While Anglican traditions generally saw private confession as helpful but optional, Methodists were required to confess their sins to one another regularly. Such confession was understood as a vital part of growing in holiness, and they understood holiness as requiring community accountability in this way. Anyone who did not participate in these conversations would be removed from the band and from the Methodist movement more broadly.
Danker asked what innovative forms we might develop in our day, responding to the needs of our current time without changing the identity of the Anglo-Catholic vision. “There’s great power in the use of small groups, no matter the churchmanship,” he said.
The Rev. Peter Anthony, vicar of All Saints Margaret Street, London, described how his parish has seen a drastic increase in confessions in the last few years, increasing from hearing 12 confessions total from October 2021 to October 2022 to 199 between October 2024 and October 2025.
Anthony said that All Saints has a history of being a church where people regularly come in order to make their confessions, but that was happening much less frequently in recent years.
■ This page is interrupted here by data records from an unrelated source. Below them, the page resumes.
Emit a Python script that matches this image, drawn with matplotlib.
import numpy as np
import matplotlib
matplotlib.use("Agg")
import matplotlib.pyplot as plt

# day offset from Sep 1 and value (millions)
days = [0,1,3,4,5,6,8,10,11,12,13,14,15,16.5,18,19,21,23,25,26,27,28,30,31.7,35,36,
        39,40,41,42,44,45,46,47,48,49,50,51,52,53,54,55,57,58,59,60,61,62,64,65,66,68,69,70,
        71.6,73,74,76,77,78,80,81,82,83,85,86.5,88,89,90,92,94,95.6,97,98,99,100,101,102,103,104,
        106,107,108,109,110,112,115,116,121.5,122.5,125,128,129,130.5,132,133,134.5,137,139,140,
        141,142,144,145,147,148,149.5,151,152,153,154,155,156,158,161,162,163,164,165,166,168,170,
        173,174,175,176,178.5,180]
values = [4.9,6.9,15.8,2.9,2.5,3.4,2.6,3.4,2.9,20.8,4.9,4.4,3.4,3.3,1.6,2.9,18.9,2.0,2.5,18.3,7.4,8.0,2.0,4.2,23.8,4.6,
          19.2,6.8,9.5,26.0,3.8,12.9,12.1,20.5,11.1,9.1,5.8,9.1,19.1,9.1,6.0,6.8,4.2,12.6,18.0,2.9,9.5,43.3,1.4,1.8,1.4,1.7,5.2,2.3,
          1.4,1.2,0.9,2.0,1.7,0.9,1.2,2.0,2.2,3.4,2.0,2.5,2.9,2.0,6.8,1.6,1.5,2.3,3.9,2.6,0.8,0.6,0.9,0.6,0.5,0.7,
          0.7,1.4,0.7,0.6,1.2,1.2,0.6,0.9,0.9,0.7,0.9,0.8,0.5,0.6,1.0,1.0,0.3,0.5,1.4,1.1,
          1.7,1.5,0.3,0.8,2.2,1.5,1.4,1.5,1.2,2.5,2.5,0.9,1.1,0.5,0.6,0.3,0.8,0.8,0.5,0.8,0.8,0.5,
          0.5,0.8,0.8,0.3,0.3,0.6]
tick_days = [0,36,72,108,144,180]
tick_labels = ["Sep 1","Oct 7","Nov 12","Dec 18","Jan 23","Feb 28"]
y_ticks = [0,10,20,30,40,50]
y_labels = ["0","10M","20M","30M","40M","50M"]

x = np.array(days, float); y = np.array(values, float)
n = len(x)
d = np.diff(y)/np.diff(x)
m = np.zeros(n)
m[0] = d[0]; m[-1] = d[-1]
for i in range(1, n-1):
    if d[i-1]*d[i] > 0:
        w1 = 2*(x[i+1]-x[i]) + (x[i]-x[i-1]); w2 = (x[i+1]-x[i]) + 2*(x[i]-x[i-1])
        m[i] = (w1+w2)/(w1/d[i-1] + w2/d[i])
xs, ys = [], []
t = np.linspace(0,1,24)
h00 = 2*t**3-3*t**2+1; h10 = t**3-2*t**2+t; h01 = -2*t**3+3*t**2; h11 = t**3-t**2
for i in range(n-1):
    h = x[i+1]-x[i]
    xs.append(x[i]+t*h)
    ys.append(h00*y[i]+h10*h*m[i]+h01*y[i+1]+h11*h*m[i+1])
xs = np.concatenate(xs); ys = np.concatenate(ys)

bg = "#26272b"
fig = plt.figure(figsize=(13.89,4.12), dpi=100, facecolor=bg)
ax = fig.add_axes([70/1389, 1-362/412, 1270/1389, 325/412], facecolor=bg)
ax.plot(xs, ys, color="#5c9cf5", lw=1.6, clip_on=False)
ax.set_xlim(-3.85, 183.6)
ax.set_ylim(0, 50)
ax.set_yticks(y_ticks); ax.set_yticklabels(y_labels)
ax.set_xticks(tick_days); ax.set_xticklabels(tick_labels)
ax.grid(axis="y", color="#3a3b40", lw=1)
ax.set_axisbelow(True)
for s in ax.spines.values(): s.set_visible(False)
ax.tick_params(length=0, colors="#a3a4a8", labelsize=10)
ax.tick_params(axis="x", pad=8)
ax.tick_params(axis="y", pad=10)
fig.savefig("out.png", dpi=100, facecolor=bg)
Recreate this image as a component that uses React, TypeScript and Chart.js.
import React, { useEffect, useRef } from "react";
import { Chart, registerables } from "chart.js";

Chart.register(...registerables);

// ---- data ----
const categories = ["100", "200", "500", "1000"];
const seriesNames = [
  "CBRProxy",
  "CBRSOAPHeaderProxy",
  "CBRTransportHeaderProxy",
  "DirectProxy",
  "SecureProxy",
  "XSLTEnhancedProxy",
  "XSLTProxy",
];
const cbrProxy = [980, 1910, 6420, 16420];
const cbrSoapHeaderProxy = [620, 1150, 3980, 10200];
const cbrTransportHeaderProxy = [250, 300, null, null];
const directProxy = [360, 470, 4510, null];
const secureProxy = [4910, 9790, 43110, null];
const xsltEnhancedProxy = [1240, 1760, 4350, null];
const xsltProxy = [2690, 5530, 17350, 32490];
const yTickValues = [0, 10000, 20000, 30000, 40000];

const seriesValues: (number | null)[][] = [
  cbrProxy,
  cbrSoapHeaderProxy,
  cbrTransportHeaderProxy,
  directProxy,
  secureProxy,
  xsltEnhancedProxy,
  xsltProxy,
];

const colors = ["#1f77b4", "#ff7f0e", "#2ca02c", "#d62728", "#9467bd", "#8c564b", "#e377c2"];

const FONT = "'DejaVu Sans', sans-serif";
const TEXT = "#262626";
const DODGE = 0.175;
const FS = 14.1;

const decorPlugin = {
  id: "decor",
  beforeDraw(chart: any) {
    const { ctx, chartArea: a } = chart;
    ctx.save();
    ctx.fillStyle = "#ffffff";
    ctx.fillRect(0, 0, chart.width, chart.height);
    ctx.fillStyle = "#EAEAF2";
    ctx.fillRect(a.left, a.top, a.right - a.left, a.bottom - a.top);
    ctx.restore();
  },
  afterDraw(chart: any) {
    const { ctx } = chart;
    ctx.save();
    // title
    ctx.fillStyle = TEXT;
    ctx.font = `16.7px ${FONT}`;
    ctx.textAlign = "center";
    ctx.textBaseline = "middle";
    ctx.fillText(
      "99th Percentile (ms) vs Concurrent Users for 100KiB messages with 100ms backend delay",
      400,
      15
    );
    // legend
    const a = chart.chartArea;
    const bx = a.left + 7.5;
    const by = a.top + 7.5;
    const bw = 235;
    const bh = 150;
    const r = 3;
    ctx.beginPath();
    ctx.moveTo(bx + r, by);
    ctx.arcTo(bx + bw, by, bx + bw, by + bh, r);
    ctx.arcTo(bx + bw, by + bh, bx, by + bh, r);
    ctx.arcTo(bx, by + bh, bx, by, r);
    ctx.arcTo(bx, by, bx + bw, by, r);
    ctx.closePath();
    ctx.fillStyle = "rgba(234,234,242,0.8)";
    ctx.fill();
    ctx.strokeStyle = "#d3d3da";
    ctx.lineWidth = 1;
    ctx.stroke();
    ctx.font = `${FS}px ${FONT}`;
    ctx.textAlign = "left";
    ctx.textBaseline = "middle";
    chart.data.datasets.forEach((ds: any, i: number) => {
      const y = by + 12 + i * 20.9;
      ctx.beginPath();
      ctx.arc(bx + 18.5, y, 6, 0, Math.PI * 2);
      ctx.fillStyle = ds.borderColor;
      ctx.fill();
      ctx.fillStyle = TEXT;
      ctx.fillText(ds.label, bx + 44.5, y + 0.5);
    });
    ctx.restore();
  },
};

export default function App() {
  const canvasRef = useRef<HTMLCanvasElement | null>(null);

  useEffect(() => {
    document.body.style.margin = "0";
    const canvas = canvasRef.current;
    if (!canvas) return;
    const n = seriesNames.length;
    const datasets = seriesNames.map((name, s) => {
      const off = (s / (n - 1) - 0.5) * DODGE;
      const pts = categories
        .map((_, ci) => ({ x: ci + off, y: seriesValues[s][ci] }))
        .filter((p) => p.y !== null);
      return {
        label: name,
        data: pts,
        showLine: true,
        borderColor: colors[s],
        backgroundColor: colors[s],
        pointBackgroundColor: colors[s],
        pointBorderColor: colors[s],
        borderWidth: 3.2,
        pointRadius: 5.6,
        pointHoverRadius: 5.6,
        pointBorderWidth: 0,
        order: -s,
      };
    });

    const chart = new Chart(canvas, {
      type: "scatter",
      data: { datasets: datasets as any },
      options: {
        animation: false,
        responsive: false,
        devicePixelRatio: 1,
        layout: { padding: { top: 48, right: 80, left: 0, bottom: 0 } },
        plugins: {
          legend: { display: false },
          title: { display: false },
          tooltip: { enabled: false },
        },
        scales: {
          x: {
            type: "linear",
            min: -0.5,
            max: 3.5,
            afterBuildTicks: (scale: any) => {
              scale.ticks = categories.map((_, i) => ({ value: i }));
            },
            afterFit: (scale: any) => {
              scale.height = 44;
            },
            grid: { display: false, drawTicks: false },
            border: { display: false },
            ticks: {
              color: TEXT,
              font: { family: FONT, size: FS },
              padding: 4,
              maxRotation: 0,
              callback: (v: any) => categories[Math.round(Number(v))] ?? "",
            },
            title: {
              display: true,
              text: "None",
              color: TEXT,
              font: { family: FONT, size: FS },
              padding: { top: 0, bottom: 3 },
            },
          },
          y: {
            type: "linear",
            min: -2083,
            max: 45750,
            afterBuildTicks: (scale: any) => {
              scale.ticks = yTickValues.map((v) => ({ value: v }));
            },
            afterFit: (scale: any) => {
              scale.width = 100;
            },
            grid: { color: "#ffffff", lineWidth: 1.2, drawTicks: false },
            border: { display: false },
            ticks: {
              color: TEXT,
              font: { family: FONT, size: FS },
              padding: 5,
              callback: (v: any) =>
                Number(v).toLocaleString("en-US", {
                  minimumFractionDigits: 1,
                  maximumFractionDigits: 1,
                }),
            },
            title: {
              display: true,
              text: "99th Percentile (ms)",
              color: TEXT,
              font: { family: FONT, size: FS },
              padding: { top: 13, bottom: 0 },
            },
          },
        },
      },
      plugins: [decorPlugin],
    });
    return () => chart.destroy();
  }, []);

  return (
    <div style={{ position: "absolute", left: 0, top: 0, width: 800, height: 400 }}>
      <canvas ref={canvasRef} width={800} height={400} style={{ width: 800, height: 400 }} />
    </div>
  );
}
Parish priests would be available to hear confessions before the evening Mass each day, but were often frustrated when no one came.
Numbers of penitents increased when the parish tried a different strategy. All Saints started inviting guest priests to hear confessions periodically, recognizing that some people may not want to confess to their parish priest. Anthony said that they tried to invite priests who were known as particularly skilled confessors. This resulted in a significant increase in people making confessions to these guest priests and an increase in penitents seeing clergy from the parish staff.
Anthony observed that many of these penitents are young adults and said that many young adults seem to be looking for a rigorous expression of Catholic life. In addition, he said that young adults are used to the idea that they should prioritize their mental health and consult various sources of counseling and accountability. An increase of interest in private confession is part of that generational shift.
Dr. Neil Robertson, professor of humanities at the University of King’s College in Halifax, spoke on “Confession and the Elizabethan Book of Common Prayer.” Drawing from the work of Anglican theologian Robert Crouse, Robertson focused on the Exhortation formerly used at all services of Holy Communion. The Book of Common Prayer included a General Confession in regular services, which was different from the medieval practice of individual confession, and made that General Confession the standard Anglican practice.
Within that context, the Communion exhortation also includes the possibility of private confession to a priest if that would be pastorally valuable to soothe a parishioner’s troubled conscience. By placing this invitation to confession within the Communion exhortation, Anglican theology framed confession as preparing the Christian soul for Communion.
“Reconciliation really belongs to the reconciliation of the Eucharist, the final reconciliation of all things,” Robertson said.
The Church of the Advent is an Anglo-Catholic parish founded in 1844. The rector, the Rev. Alistair Macdonald-Radcliff, described its mission as the “renewal and revival of the Anglo-Catholic tradition.” In 2024, the parish launched Grafton House, an educational and outreach initiative seeking to teach and evangelize through the Anglo-Catholic tradition. This conference was cosponsored by Church of the Advent, Grafton House, and The Anglican Way, the Prayer Book Society USA’s journal on Anglican history and doctrine.
Kristen Filipic is a lay Episcopalian and freelance writer in Boston.